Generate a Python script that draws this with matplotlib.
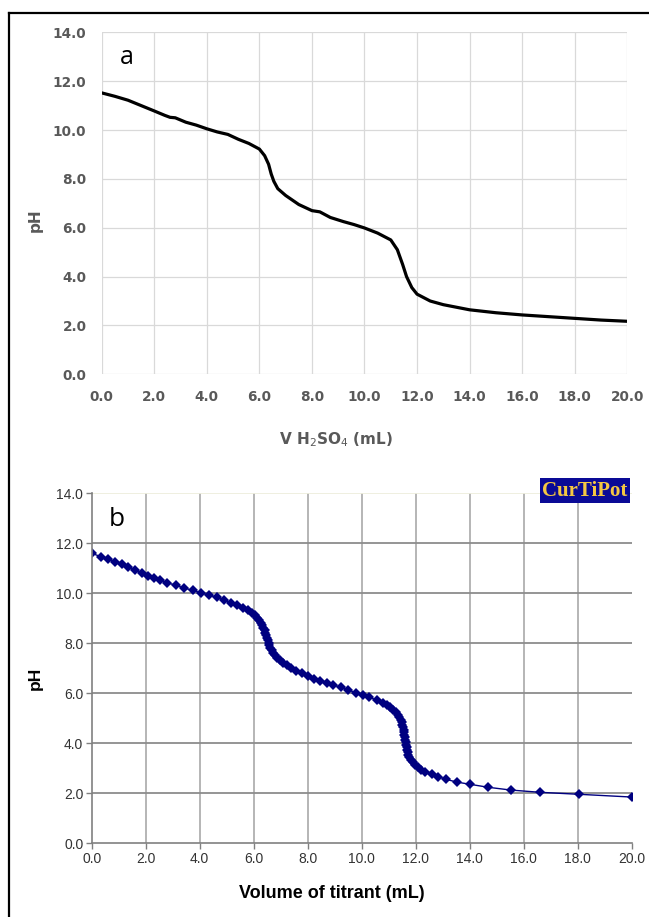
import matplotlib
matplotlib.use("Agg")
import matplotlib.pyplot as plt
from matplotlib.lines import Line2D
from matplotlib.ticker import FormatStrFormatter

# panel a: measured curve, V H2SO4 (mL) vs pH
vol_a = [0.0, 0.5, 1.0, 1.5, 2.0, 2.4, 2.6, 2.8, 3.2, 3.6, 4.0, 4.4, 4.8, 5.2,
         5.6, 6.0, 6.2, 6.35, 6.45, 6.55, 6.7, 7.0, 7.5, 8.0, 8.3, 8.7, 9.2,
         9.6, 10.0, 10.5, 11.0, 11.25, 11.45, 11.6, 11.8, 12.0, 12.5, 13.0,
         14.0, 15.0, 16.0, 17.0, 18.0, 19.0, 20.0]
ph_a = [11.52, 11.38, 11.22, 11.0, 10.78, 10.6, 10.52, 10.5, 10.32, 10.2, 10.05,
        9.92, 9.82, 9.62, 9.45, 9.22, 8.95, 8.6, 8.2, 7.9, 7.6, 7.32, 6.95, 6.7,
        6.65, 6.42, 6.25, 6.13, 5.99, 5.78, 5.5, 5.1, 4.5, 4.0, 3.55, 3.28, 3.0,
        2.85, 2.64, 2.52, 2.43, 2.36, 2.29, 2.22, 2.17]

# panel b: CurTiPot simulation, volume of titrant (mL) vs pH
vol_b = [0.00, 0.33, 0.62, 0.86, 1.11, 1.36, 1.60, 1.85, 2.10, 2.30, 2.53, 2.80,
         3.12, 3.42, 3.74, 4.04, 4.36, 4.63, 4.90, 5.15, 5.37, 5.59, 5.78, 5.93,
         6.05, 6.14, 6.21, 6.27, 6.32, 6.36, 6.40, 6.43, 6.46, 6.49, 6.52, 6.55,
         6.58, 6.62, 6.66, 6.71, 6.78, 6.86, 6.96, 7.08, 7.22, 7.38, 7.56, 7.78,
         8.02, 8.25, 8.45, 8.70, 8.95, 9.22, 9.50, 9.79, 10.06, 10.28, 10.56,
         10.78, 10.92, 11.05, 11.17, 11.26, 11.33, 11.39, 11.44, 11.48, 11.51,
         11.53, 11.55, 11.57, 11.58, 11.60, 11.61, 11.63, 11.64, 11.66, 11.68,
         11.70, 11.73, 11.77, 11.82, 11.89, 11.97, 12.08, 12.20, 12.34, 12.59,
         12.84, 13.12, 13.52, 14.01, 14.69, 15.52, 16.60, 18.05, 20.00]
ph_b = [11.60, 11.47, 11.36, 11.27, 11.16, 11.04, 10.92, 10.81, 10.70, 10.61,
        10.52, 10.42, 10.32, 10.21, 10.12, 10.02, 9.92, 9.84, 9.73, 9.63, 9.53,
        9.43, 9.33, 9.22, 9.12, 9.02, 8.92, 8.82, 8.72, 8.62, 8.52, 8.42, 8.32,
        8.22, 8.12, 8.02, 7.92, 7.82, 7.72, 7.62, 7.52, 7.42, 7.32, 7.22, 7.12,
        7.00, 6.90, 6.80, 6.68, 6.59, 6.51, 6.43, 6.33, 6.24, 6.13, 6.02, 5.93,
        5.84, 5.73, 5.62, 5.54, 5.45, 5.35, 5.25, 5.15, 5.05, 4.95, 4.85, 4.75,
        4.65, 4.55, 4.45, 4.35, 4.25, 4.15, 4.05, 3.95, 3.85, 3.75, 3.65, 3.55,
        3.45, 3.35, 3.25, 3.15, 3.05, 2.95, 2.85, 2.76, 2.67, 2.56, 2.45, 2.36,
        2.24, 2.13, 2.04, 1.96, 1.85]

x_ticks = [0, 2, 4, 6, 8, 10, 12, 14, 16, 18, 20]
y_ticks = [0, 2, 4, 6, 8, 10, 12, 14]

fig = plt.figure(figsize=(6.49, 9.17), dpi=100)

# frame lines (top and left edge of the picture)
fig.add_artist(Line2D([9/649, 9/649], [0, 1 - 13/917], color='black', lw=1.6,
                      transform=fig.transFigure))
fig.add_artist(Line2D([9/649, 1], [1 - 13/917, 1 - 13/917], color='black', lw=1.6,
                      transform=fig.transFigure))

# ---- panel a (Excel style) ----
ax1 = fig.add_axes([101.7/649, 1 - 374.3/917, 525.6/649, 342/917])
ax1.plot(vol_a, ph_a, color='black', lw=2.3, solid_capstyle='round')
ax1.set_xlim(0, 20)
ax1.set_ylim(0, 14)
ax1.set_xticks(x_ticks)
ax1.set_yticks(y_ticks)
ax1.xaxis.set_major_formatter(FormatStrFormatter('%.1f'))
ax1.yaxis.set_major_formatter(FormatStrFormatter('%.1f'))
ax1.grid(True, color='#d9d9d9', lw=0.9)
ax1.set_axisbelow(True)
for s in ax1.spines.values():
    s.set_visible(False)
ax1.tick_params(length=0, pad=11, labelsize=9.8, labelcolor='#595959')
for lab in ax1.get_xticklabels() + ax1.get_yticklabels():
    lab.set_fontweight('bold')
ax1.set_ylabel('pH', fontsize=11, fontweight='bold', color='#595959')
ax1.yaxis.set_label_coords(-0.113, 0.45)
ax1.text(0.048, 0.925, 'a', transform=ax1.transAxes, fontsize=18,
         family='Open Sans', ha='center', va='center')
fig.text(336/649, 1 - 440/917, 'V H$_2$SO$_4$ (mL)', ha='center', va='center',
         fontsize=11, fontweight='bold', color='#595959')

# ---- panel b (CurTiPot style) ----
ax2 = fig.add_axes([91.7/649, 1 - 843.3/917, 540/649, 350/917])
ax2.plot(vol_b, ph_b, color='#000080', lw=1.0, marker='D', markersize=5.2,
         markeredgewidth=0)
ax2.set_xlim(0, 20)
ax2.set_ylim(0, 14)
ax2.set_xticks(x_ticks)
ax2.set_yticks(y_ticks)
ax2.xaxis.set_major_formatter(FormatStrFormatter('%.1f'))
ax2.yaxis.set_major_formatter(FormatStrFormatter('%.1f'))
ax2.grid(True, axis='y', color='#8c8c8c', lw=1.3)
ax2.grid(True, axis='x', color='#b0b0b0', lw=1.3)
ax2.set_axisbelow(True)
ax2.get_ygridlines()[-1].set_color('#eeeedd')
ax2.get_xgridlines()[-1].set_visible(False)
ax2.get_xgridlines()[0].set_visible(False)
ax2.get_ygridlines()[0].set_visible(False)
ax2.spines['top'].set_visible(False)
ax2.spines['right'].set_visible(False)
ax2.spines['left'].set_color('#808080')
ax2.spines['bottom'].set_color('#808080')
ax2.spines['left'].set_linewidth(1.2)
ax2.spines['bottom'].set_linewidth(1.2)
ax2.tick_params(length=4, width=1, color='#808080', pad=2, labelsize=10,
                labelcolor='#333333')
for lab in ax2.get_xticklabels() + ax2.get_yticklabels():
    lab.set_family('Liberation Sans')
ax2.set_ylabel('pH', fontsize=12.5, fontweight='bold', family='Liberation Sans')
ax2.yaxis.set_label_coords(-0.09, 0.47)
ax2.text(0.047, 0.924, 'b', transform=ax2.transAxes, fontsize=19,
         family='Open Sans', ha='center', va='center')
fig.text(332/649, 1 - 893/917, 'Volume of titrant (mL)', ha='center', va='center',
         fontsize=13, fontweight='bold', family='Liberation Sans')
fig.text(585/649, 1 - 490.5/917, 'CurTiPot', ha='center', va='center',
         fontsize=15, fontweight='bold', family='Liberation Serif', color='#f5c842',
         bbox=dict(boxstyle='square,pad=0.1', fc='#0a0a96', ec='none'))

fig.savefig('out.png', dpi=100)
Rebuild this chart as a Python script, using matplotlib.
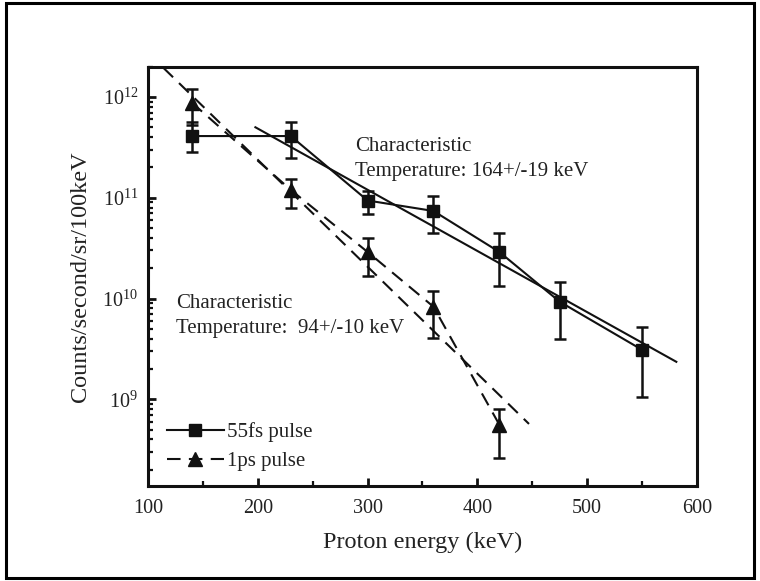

◆ ◆ ◆ ◆ ◆ ◆ ◆

Directive>
Identify every line holding the word "script" and copy it out.

Written answer>
Generate a Python script that draws this with matplotlib.
Rebuild this chart as a Python script, using matplotlib.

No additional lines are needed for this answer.